Still, the comparison between Fenty and that other obnoxious mayor doesn’t quite hold. The mayor is far more progressive than his haters suggest. Fenty deserves credit for spending all of his four years in office on public works projects that benefit everyone—from the new rec centers to school construction to a laudable housing-first program for the city’s most desperate. His undying support of Peaceoholics suggests cronyism at its worst, but it also suggests that he really cares about troubled kids. [Full disclosure: Gray came off more the prickly politician than Fenty during our interviews].

And yet. Tomorrow, we get to become our own results-oriented big city managers. By that standard, I’m voting for Vincent Gray.

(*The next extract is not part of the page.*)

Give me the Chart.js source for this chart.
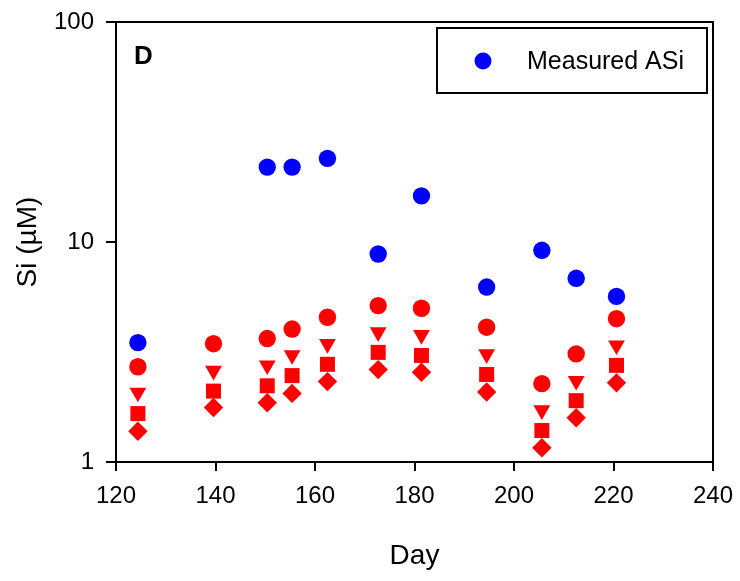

Influence: Final. To be a good big-city manager, you have to win over your constituents. When the majority of District residents with children do not support Michelle Rhee, what does that say about her school reforms? Why shouldn’t District parents be worried about Rhee’s Teach for America fetish? When the majority of voters do not trust you, what does that say about your leadership abilities? During this campaign, Fenty had huge advantages. He declared early and attracted a huge war chest. He could have used the campaign to reach out, and get all of us to buy in. Instead, he spent too much time slamming Gray over his tenure at DHS in the early ’90s. That’s like blaming Gray for the crack epidemic. No one could have succeeded in that job. Not once could he answer with an ounce of empathy the questions voters had about First Source enforcement, the high unemployment number, and shrinking affordable housing stock. Fenty spent the rest of his time on stage at various go-go shows as his own hype man.

Net impact: Voting Gray.

But: A vote for Gray won’t stop a Chipotle from opening up or close out DDOT’s Twitter feed. What a Gray administration might do? Empower big business and the teacher’s union (yikes). And empower us to start participating in city governance again. Gray promises to listen to us. Let’s hope we can provide him with honest critiques and impassioned arguments. In four years, if Gray fails, we won’t have Nickles to blame. This time, it’s on us.